Directed By:
Riley Stearns
Written By:
Riley Stearns
Starring:
Karen Gillan, Aaron Paul, Beulah Koale
Genre:
Action, Drama, Sci-Fi
Rated: PG-13 for some violence and strong language
Sarah has been diagnosed with a terminal illness. After hearing the diagnosis, Sarah is presented with the option to clone herself, and have the clone take over her life after she passes. This procedure requires Sarah to assist in educating and training her clone to become her after she passes. But after hearing life changing news, Sarah now sees her clone as no longer necessary, but terminating the clone is easier said than done, in this quirky Sci-Fi comedy that tries to balance the bleak story with humor.

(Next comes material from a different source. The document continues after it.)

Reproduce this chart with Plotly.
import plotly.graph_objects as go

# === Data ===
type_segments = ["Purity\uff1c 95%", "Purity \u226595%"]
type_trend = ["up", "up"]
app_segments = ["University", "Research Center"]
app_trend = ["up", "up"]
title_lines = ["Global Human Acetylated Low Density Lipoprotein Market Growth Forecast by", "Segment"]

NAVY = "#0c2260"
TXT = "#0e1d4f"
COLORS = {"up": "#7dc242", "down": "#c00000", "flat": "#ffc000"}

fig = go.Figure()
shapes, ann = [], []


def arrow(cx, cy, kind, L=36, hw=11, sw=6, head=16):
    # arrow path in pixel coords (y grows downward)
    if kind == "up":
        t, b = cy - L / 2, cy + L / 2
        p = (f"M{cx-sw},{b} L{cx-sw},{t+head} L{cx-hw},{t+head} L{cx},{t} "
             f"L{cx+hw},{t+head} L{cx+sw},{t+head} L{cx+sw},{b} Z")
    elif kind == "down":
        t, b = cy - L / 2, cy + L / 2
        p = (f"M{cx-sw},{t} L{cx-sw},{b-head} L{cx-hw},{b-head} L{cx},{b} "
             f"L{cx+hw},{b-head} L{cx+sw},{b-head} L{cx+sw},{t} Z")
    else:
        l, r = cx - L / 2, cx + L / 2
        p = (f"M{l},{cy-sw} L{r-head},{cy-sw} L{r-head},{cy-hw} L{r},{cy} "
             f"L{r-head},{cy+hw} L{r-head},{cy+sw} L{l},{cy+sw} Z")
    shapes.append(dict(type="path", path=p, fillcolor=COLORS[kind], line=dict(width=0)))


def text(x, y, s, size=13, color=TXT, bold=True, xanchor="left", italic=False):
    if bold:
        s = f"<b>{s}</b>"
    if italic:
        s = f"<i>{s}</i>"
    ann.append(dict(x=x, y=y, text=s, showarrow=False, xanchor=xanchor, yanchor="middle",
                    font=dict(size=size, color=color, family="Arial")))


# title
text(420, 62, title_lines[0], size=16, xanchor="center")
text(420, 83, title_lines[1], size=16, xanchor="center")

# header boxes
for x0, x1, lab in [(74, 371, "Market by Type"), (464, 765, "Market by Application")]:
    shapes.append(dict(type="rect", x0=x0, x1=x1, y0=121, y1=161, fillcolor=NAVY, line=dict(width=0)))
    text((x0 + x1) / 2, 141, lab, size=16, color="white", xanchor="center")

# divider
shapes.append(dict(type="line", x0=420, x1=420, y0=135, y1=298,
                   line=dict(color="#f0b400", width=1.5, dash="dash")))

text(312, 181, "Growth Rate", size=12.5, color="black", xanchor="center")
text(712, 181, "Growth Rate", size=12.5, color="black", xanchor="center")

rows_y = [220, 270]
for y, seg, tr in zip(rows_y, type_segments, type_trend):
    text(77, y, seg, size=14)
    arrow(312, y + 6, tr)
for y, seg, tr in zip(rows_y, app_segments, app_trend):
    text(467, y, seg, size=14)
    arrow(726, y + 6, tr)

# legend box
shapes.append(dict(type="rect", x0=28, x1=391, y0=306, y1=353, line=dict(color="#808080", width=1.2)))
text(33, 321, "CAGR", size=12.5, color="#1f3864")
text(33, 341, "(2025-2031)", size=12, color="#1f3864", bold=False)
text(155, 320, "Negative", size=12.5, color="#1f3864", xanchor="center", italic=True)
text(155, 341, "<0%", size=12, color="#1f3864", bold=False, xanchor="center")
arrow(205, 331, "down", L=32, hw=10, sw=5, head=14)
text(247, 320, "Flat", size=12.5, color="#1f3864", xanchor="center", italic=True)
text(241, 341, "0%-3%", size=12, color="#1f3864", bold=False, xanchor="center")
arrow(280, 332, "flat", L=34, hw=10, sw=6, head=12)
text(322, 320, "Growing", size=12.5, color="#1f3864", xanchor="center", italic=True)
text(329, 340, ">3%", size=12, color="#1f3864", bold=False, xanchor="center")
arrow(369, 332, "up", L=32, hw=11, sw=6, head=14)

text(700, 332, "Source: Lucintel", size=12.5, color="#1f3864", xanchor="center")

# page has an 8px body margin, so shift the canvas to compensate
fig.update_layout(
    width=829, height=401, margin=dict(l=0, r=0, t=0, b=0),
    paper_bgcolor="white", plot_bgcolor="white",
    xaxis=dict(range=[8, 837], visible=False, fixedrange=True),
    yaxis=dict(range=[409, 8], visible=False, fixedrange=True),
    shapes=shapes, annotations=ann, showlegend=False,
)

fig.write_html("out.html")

Sci-Fi films with cloning storylines typically take a very serious tone. The clone arrives, chaos ensues, philosophical questions about what identity and life is, ending with either acceptance of the clone or destruction of one or the other. While ‘Dual’ does follow a similar theme as far as cloning is concerned, it’s in the off-beat comedic tone that separates it from the herd.
Karen Gillan and Aaron Paul are both great actors, and they do the most they possibly can with this film. I do think they have good chemistry with each other, and Karen playing against herself was very well done as well. Particularly one scene involving her and her clone hashing out the scenario of which they plan to choose who stays alive or not. The world ‘Dual’ inhabits have set rules of cloning, and there are rights that your clone has if you decide to withdraw from the process. Where those moments are explored, for me, are the strongest points of the movie.
I honestly cannot say I liked this tone. Not because I can’t enjoy humor in my Sci-Fi, but because of the dull writing of every character. For a film about cloning, everyone feels more like a robot than anything else if you’re only judging the dialogue. I’m on the outside of this because what I consider to be the biggest problem with the film many critics seemed to view as it’s strongest asset. But anytime they went for humor, it fell completely flat for me.
Overall, ‘Dual’ is moderately successful but isn’t one I want to revisit anytime soon. There are great actors involved with an interesting premise, but the execution just doesn’t work for me.